Heading into training camp the best case scenario for the Leafs is that someone on the Marlies outplays Lafferty and steals his roster spot in training camp. Lafferty’s $1.15M cap hit is completely buriable if Toronto can waive him down to the Marlies and players like Bobby McMann and Pontus Holmberg represent a potential savings of $350k+ against the salary cap. That’s not enough to fit another player on the roster, but it might help some pieces fall into place without having to make a more significant roster move.
Lafferty’s time in Chicago was fairly decent and picking up 10 goals in 50 games isn’t bad for bottom six forward that can line up at any of the positions. Lafferty’s time in Toronto certainly didn’t nearly as a well as picked up just three goals in the 28 games he played for the Leafs, including his playoff games.
Sam never seemed to find his fit and to be fair the Leafs weren’t exactly consistent with how they deployed him, which is pretty standard for that type of role though.
McMann and Holmberg both looked like potentially more exciting alternatives, with McMann bringing some energy that the Leafs might desire on their fourth line and Holmberg coming with a lot more versatility and upside than the older two options.
With a roster that looks very close to set, Lafferty is likely the forward with the most to lose come September.
The other guys
When training camp finally hits there is going to be a lot “oh, yeah, I forgot they signed him moments.” Those moments are likely to center around Dylan Gambrell, William Lagesson, and Max Lajoie.
Two of those signings I’m way too keen on and the other I think I have met with the more appropriate response of a dismissive shrug. William Lagesson seems like the next big thing for fans of Martin Marincin. He’s had good underlying numbers in sheltered minutes, he can chip in some offense and has been known to land a hit or two as well. In the darkest days of the Oilers blueline he could have made a case for being a top four defenseman on a bad blueline.
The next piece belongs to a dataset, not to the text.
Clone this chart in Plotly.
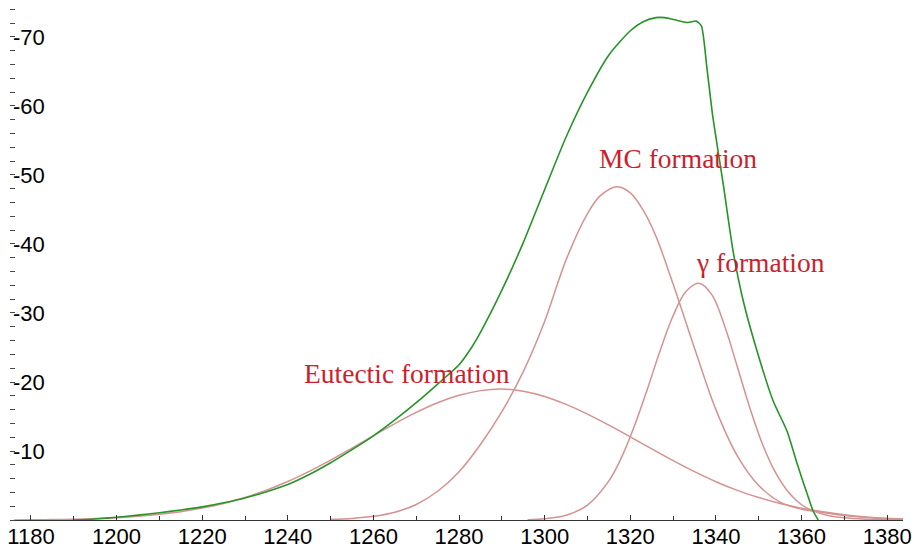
import plotly.graph_objects as go

# ---------------- data ----------------
total_x = [1190, 1195, 1200, 1205, 1210, 1215, 1220, 1225, 1230, 1235, 1240, 1245, 1250,
           1255, 1260, 1265, 1270, 1275, 1280, 1282.5, 1285, 1290, 1295, 1300, 1305,
           1310, 1315, 1320, 1323, 1326, 1328, 1331, 1333.5, 1335.4, 1336.6, 1337.9, 1339.3,
           1341.7, 1344, 1346.4, 1349.6, 1353.4, 1356.6, 1359, 1361.3, 1362.7, 1363.9]
total_y = [0.0, -0.15, -0.4, -0.7, -1.05, -1.45, -1.9, -2.5, -3.2, -4.1, -5.15, -6.6, -8.3,
           -10.2, -12.2, -14.5, -17.0, -19.7, -22.5, -24.6, -27.2, -33.3, -40.2, -47.9, -55.5,
           -62.0, -67.4, -70.9, -72.2, -72.8, -72.8, -72.4, -72.1, -72.3, -71.6, -65.5, -58.3,
           -48.7, -39.0, -31.7, -24.5, -17.2, -12.9, -8.1, -3.8, -1.3, 0.0]

eutectic_x = [1176, 1180, 1185, 1190, 1195, 1200, 1205, 1210, 1215, 1220, 1225, 1230, 1235,
              1240, 1245, 1250, 1255, 1260, 1265, 1270, 1275, 1280, 1285, 1290, 1295, 1300,
              1305, 1310, 1315, 1320, 1325, 1330, 1335, 1340, 1345, 1350, 1355, 1360, 1365,
              1370, 1375, 1380, 1385]
eutectic_y = [0.0, -0.03, -0.06, -0.12, -0.2, -0.34, -0.54, -0.82, -1.2, -1.72, -2.4, -3.27,
              -4.33, -5.58, -7.05, -8.68, -10.43, -12.22, -13.98, -15.6, -17.0, -18.07, -18.75,
              -18.98, -18.65, -17.9, -16.75, -15.35, -13.75, -12.05, -10.3, -8.6, -7.0, -5.55,
              -4.3, -3.25, -2.4, -1.72, -1.18, -0.76, -0.45, -0.25, -0.15]

mc_x = [1250, 1255, 1260, 1265, 1270, 1275, 1280, 1285, 1290, 1295, 1300, 1305, 1310, 1313,
        1317, 1320, 1323, 1326, 1330, 1335, 1340, 1345, 1350, 1355, 1360, 1363, 1367, 1370,
        1375, 1380, 1384]
mc_y = [-0.1, -0.23, -0.53, -1.13, -2.25, -4.17, -7.0, -10.95, -15.7, -21.5, -28.8, -37.7,
        -44.4, -47.0, -48.3, -47.4, -44.9, -41.1, -34.2, -24.9, -16.0, -9.3, -5.0, -2.6,
        -1.57, -1.26, -0.9, -0.65, -0.35, -0.15, -0.08]

gamma_x = [1296, 1300, 1305, 1310, 1315, 1318, 1321, 1324, 1327, 1330, 1333, 1336, 1339,
           1342, 1345, 1348, 1351, 1354, 1357, 1360, 1363, 1366, 1370, 1375, 1380, 1384]
gamma_y = [-0.05, -0.17, -0.68, -2.17, -5.67, -9.14, -13.7, -19.0, -24.6, -29.6, -33.1,
           -34.3, -32.7, -28.2, -22.2, -16.1, -10.8, -6.79, -3.99, -2.21, -1.25, -0.7,
           -0.32, -0.12, -0.04, -0.01]

x_tick_vals = [1180, 1200, 1220, 1240, 1260, 1280, 1300, 1320, 1340, 1360, 1380]
x_tick_text = ["1180", "1200", "1220", "1240", "1260", "1280", "1300", "1320", "1340", "1360", "1380"]
y_tick_vals = [-10, -20, -30, -40, -50, -60, -70]
y_tick_text = ["-10", "-20", "-30", "-40", "-50", "-60", "-70"]

labels = ["Eutectic formation", "MC formation", "\u03b3 formation"]
label_x = [1243.3, 1312.3, 1334.9]
label_y = [-21.3, -52.4, -37.3]

# ---------------- figure ----------------
GREEN = "rgb(38,148,38)"
PINK = "rgb(214,145,145)"
TEXT_RED = "rgb(205,30,45)"

fig = go.Figure()
for xs, ys in [(eutectic_x, eutectic_y), (mc_x, mc_y), (gamma_x, gamma_y)]:
    fig.add_trace(go.Scatter(x=xs, y=ys, mode="lines",
                             line=dict(color=PINK, width=1.5, shape="spline", smoothing=1.0),
                             showlegend=False, hoverinfo="skip"))
fig.add_trace(go.Scatter(x=total_x, y=total_y, mode="lines",
                         line=dict(color=GREEN, width=1.6, shape="spline", smoothing=0.6),
                         showlegend=False, hoverinfo="skip"))

for t, lx, ly in zip(labels, label_x, label_y):
    fig.add_annotation(x=lx, y=ly, xref="x", yref="y", text=t, showarrow=False,
                       xanchor="left", yanchor="middle",
                       font=dict(family="Liberation Serif, Times New Roman, serif",
                                 size=27.5, color=TEXT_RED))

fig.update_layout(
    width=914, height=552, autosize=False,
    margin=dict(l=10, r=11, t=0, b=32, pad=0),
    paper_bgcolor="white", plot_bgcolor="white",
    font=dict(family="Liberation Sans, Arial, sans-serif", size=22, color="black"),
    xaxis=dict(range=[1175.1, 1383.7], showgrid=False, zeroline=False,
               showline=True, linecolor="#333333", linewidth=1,
               tickmode="array", tickvals=x_tick_vals, ticktext=x_tick_text,
               ticks="inside", ticklen=5, tickcolor="#333333", tickwidth=1,
               ticklabeloverflow="allow", ticklabelstandoff=-3,
               minor=dict(tickmode="linear", tick0=1170, dtick=10, ticks="inside",
                          ticklen=4, tickcolor="#333333", tickwidth=1, showgrid=False),
               tickfont=dict(size=22, color="black")),
    yaxis=dict(range=[0, -75.36], showgrid=False, zeroline=False, showline=False,
               tickmode="array", tickvals=y_tick_vals, ticktext=y_tick_text,
               ticks="", ticklabelposition="inside", ticklabeloverflow="allow",
               minor=dict(tickmode="linear", tick0=0, dtick=2, ticks="inside",
                          ticklen=5, tickcolor="#444444", tickwidth=1.2, showgrid=False),
               tickfont=dict(size=22, color="black")),
)

fig.write_html("out.html")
When he’s been put into the right role he is an ideal candidate to be the 8th defenseman on the depth chart, assuming he can clear waivers.
Max Lajoie is another interesting defensive option and this year seems to be about determining if he’s a AAAA player or if he can be an effective NHL player. The last three years have been a mixed bag for Lajoie as he benefited from developing in the Hurricanes defence first system, but given who is ahead of him on the Canes’ defensive depth chart, he’s been locked into being a very good AHL defenceman.
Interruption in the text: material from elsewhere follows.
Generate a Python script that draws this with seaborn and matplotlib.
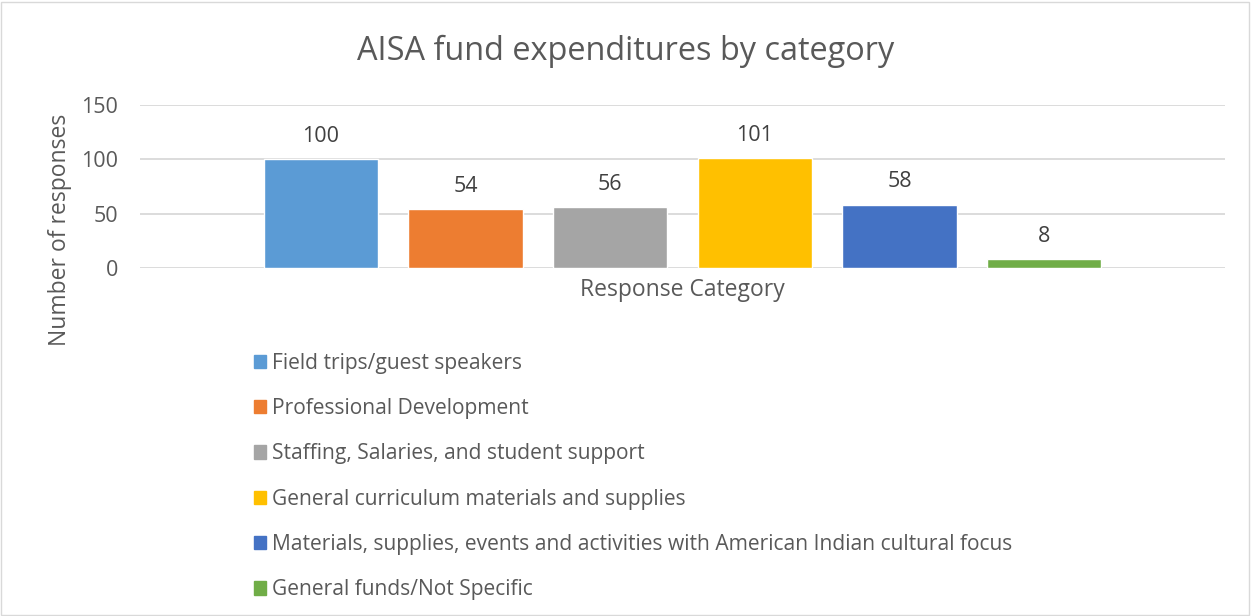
import pandas as pd
import matplotlib.pyplot as plt
import matplotlib.patches as mpatches
import seaborn as sns

# Data
categories = [
    'Field trips/guest speakers',
    'Professional Development',
    'Staffing, Salaries, and student support',
    'General curriculum materials and supplies',
    'Materials, supplies, events and activities with American Indian cultural focus',
    'General funds/Not Specific',
]
responses = [100, 54, 56, 101, 58, 8]
colors = ['#5B9BD5', '#ED7D31', '#A5A5A5', '#FFC000', '#4472C4', '#70AD47']
yticks = [0, 50, 100, 150]

df = pd.DataFrame({'category': categories, 'responses': responses})

sns.set_style('white')
plt.rcParams['font.family'] = ['Open Sans', 'DejaVu Sans']
text_color = '#595959'

fig = plt.figure(figsize=(12.52, 6.16), dpi=100)
ax = fig.add_axes([0.1118, 0.565, 0.8666, 0.2645])

sns.barplot(data=df, x='category', y='responses', hue='category',
            palette=colors, width=0.79, legend=False, ax=ax, saturation=1)

for cont in ax.containers:
    ax.bar_label(cont, padding=9, fontsize=15.5, color='#404040')

ax.set_xlim(-1.25, 6.25)
ax.set_ylim(0, 150)
ax.set_yticks(yticks)
ax.set_xticks([])
ax.tick_params(axis='y', labelsize=15.5, labelcolor=text_color, length=0, pad=16)
ax.yaxis.grid(True, color='#D9D9D9', linewidth=1.3)
ax.set_axisbelow(True)
sns.despine(ax=ax, left=True, bottom=True)

ax.set_xlabel('Response Category', fontsize=16.5, color=text_color, labelpad=7)
ax.set_ylabel('')
fig.text(0.048, 0.627, 'Number of responses', rotation=90, fontsize=16.5,
         color=text_color, ha='center', va='center')

fig.suptitle('AISA fund expenditures by category', fontsize=23.4,
             color=text_color, y=0.917, va='center')

handles = [mpatches.Patch(color=c, label=l) for c, l in zip(colors, categories)]
fig.legend(handles=handles, loc='upper left', bbox_to_anchor=(0.196, 0.441),
           frameon=False, fontsize=15.1, labelcolor=text_color,
           handlelength=0.6, handleheight=0.6, handletextpad=0.25,
           labelspacing=1.16, borderaxespad=0)

# Chart border
fig.add_artist(mpatches.Rectangle((0.001, 0.002), 0.997, 0.995,
                                  transform=fig.transFigure, fill=False,
                                  edgecolor='#D9D9D9', linewidth=1))

plt.savefig('out.png', dpi=100)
Lajoie isn’t a lock to breakthrough by any means, but he certainly falls into the Victor Mete class of AHLer worth a look. As the captain of the Chicago Wolves, Lajoie also potentially brings some more leadership to the Marlies and could be an experienced pro partner for an up and comer like Topi Niemela.
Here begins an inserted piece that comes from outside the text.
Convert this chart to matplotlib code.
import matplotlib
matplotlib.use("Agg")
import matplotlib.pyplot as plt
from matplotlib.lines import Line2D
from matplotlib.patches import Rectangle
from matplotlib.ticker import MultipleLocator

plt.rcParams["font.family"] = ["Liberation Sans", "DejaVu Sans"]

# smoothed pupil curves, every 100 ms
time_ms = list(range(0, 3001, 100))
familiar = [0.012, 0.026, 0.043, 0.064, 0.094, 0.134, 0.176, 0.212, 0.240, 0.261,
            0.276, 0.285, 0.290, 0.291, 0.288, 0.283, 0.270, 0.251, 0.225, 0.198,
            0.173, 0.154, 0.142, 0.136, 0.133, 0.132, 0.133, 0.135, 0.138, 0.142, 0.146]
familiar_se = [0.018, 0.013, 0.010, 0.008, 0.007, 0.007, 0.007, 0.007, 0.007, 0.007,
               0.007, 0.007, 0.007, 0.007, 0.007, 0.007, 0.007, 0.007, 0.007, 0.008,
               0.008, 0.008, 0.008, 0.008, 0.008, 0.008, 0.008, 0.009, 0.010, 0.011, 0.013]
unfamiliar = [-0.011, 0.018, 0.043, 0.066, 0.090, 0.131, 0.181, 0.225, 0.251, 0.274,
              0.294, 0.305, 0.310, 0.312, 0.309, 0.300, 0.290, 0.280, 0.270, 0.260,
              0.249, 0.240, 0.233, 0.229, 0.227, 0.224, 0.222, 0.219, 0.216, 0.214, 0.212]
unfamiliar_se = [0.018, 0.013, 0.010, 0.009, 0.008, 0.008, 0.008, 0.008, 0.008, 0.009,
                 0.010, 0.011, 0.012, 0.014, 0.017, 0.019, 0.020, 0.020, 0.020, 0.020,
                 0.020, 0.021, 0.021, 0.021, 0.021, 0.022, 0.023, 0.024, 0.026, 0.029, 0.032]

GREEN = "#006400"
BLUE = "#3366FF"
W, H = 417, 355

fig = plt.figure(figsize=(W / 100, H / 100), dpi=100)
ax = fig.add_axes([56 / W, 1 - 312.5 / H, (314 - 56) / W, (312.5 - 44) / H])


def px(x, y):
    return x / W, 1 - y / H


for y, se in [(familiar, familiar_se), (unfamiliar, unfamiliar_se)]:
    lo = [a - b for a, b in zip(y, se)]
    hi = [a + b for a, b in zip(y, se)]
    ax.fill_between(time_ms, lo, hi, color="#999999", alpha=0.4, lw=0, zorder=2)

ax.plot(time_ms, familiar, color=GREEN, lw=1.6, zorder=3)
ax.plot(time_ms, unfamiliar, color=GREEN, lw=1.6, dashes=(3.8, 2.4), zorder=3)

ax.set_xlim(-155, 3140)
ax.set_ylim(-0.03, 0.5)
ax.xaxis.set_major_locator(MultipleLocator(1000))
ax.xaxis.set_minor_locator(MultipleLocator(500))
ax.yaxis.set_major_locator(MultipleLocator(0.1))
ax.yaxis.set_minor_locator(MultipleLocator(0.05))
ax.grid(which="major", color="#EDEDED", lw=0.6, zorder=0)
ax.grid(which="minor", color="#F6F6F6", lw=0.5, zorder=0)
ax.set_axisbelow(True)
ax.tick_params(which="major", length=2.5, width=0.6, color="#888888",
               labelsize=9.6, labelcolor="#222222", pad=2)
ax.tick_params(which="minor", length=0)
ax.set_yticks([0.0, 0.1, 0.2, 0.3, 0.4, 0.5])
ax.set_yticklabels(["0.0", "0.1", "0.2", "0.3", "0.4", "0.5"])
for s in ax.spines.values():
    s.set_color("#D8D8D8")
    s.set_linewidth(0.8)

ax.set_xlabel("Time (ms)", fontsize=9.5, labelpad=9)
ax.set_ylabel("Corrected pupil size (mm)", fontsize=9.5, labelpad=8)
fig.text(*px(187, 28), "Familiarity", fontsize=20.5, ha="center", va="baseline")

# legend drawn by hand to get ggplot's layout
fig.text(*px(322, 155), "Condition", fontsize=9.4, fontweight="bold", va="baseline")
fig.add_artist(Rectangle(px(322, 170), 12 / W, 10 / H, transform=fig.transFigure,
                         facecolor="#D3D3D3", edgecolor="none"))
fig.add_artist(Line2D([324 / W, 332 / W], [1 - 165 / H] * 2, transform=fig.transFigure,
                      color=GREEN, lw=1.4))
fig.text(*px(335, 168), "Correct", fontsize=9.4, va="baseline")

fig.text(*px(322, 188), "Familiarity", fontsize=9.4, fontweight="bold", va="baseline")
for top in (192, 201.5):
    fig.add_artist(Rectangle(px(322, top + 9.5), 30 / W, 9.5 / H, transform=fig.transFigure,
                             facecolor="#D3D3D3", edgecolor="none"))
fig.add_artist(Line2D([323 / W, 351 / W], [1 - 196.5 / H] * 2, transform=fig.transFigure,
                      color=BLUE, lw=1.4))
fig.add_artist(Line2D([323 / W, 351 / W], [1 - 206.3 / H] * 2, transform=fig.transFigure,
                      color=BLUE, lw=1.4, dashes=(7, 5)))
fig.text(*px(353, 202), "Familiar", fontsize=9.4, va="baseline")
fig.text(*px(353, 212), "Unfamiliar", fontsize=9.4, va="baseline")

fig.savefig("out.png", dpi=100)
The last guy that needs to be mentioned is Dylan Gambrell and at first glance he seems like the player of this trio most likely to be on the Leafs roster to start the year either in a 4C or 13F role.
Gambrell seems like he is exclusively a fourth line player or someone who might be trotted out for defensive zone faceoffs. It is also possible that the Leafs scouts saw something in Gambrell’s penalty killing that looks like it could mesh with what the Leafs need. In which case it wouldn’t be a surprise to see him in Toronto’s lineup on opening night.
Gambrell seems a lot like the Michael Amadio signing a few years back, where he’s a bubble player the Leafs would desperately like to sneak down to the Marlies to help with depth, but might struggle to do so and because the fact that he requires waivers, he has the potential to be the frustrating last addition to the Leafs lineup over the chasing upside options in McMann, Holmberg, and Robertson.